Truth # 7 - Communicate with your husband!
I can't tell you how many times I have been mad at Joel, stomped around, gave him the silent treatment, etc and yet he had NO IDEA what was bothering me because I didn't tell him. As women, I think we often expect our men to know what we need, how we are feeling, what we expect etc and although sometimes that is the case (more and more the longer we are married) there are times that we just need to tell them what the problem is and they would be more than happy to fix it! Let me give you an example from my own marriage: when we were first married Joel would literally spend HOURS on the computer at night...I would get so upset and mad because I wanted time with ME and yet he would go to the computer. The longer this went on, the madder and more upset I became. After about 2 years into our marriage (yes, I let it build that long!) I finally blew a gasket! I came unglued! I told him that some women are jealous of other women but I was jealous of a stupid computer. Joel was floored - I mean I REALLY let him have it. His response (with tears in his eyes) " I am so sorry, I never knew it bothered you or upset you. Why didn't you say anything?" For 2 years I carried a hurt that I had no reason to carry! So we have to communicate and we need to know how our husband communicates best.

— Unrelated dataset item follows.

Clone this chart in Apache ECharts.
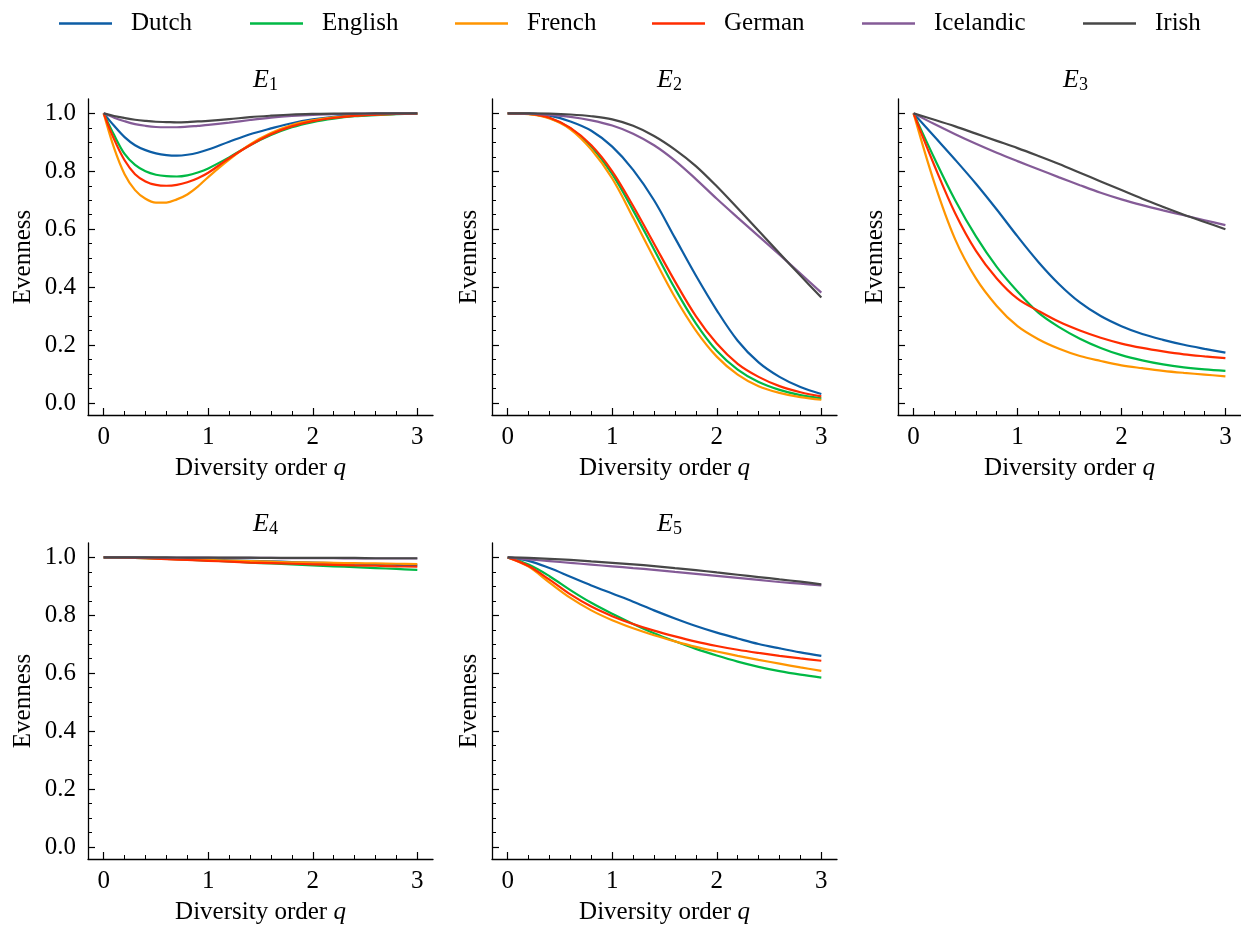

I talked with a woman last night that said if she really wants her husband to understand something - she texts him a message on his phone. At first, I wanted to say but TALK to him. However - she continued to explain that if he sees the text, he can think and then better respond. You see she has figured out a way to communicate that works for him! What a novel idea.
These are simply the beginning and a starting point. I know that not all circumstances or issues are as simple as this and I know that there isn't always a "cut and dry" answer for every issue. I do believe, however, that if one or both persons in a marriage will take the time to apply these truths - they will see a difference in their marriage.
There are definitely things that are deserving of professional counseling or intervention: certain addictions, abuse, affairs, etc so please don't hesitate to seek outside help!
This series is just intended to be a building block for any marriage...our hearts are to help families grow stronger in the Lord and with each other. Like I said in the first post - we don't have all the answers, we are still growing ourselves but we want to help any and everyone we can along the way!